Just a few weeks ago, Boyce argued that wind and solar could not possibly provide the necessary power for the biggest employer in his own electorate, and the biggest energy consumer in the state, the Boyne Island smelter.

“The Gladstone community and the Boyne smelter rely heavily on reliable, predictable and affordable power. The reality of wind and solar output, for anyone enjoying their air-conditioning in this current heat, is that it cannot provide any of this,” Boyce wrote on his web page on 22 January.

“It is not a 24-hour baseload solution. It isn’t always windy and it’s certainly not that sunny after 7pm.” Nuclear, Boyce suggested, is the only solution to replace coal-fired power.

How wrong, how ill-informed, and how irresponsible can a local MP be?

Last week, Rio Tinto — the owner of the Boyne Island aluminium smelter and the Yarwun and Queensland Alumina refineries that together employ more than 3000 people in Gladstone alone — announced the future of these assets will be secured, precisely because they have been able to sign deals for wind, solar and battery storage.

Rio Tinto has signed a 20-year off take deal with the 600 MW Smoky Creek solar farm and its huge 600 MW, 2400 MWh DC coupled battery, adding to the previously announced contracts with the 1.4 GW Bungaban wind project and the 1.2 GW Upper Calliope solar project.

“These agreements are integral to repowering our Gladstone aluminium operations with affordable, reliable and lower carbon energy for decades to come,” said the head of Rio Tinto Australia, Kellie Parker.

“For the first time, we have integrated crucial battery storage in our efforts to make the Boyne aluminium smelter globally cost-competitive, as traditional energy sources become more expensive.”

Rio Tinto says the deal with the Smoky Creek solar and battery means the company now has contracts in place for 80% of its bulk energy needs in Gladstone, and 30% of its “firming” requirements. But it is confident, given the plunging cost of battery storage technologies, that this gap can be readily addressed.

What is clear is that if the LNP had its way, and was in a position to deliver on its ideological infatuation with coal and nuclear, old energy paradigms and its obsession with “baseload”, then the smelters and the refineries would not survive beyond the end of the decade.

Coal fired generation is now too costly and the local coal generators are getting old, the alumina and aluminium products must compete in a world that demands low emission supplies, and nuclear is too far away — and way too expensive — to help.

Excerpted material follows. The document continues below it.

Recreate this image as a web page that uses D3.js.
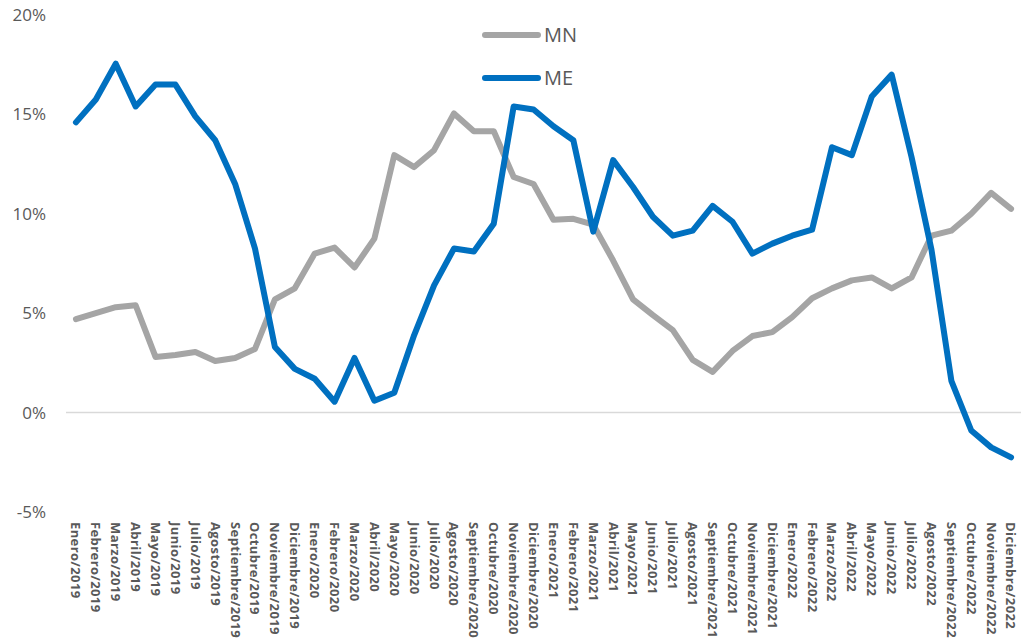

Boyce’s argument against Smoky Creek is a taste of the nonsense, lies and deliberate misinformation peddled by the LNP, the Murdoch media, conservative “think-tanks” and nuclear boosters and then recycled back through frightened and ill-informed constitutents.

His arguments against the Smoky Creek project included claims about “run -off” from solar farms affecting the barrier reef, of destroyed farming land, of businesses lost, and homelessness.

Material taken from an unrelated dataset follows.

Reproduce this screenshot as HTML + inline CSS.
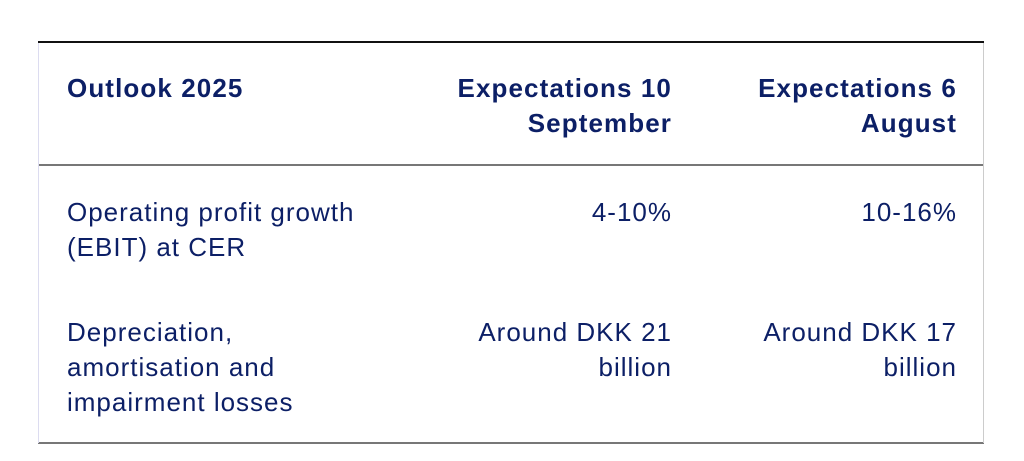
<!DOCTYPE html>
<html><head><meta charset="utf-8"><style>
html,body{margin:0;padding:0;background:#fff;width:1024px;height:461px;overflow:hidden;position:relative;font-family:"Liberation Sans",sans-serif;color:#0c1f66}
.t{position:absolute;font-size:26px;line-height:35px;white-space:nowrap;letter-spacing:1px}
.b{font-weight:bold;letter-spacing:1.1px}
.r{text-align:right}
.line{position:absolute;left:38px;width:946px}
</style></head><body>
<div class="line" style="top:41px;height:2px;background:#111"></div>
<div class="line" style="top:164px;height:2px;background:#777"></div>
<div class="line" style="top:442px;height:2px;background:#777"></div>
<div style="position:absolute;left:38px;top:43px;width:1px;height:400px;background:#dcdcf0"></div>
<div style="position:absolute;left:983px;top:43px;width:1px;height:400px;background:#ccc"></div>

<div class="t b" style="left:67px;top:71px">Outlook 2025</div>
<div class="t b r" style="right:352px;top:71px">Expectations 10<br>September</div>
<div class="t b r" style="right:67px;top:71px">Expectations 6<br>August</div>

<div class="t" style="left:67px;top:195px">Operating profit growth<br>(EBIT) at CER</div>
<div class="t r" style="right:352px;top:195px">4-10%</div>
<div class="t r" style="right:67px;top:195px">10-16%</div>

<div class="t" style="left:67px;top:315px">Depreciation,<br>amortisation and<br>impairment losses</div>
<div class="t r" style="right:352px;top:315px">Around DKK 21<br>billion</div>
<div class="t r" style="right:67px;top:315px">Around DKK 17<br>billion</div>
</body></html>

Boyce has warned of “heat islands” (disproved nonsense) and in 2023 wrote to the regulator warning that his constituents were “lying awake at night, concerned about the radiation and heat energy will affect their herds, their families, and their health".

He has long campaigned against Smoky Creek, standing up in Queensland state parliament in May 2021, as the then member for Callide, complaining that the project would only employ five people on a full-time basis. He didn’t consider the thousands of jobs that could be saved by the project going ahead.

That speech to parliament — you can watch the video here — was delivered less than five hours after the Callide coal generator experienced a devastating explosion that very nearly caused a state-wide blackout, and might have were it not for the intervention of big batteries that the Coalition still dismisses as useless.

But Boyce, without a hint of irony, declared that the Callide explosion “reiterates the fact that we need baseload power".

The biggest employer in his electorate, and the biggest consumer of energy in Australia, begs to differ. Perhaps it’s time that Boyce and his LNP colleagues listen to what they have and other experts have to say.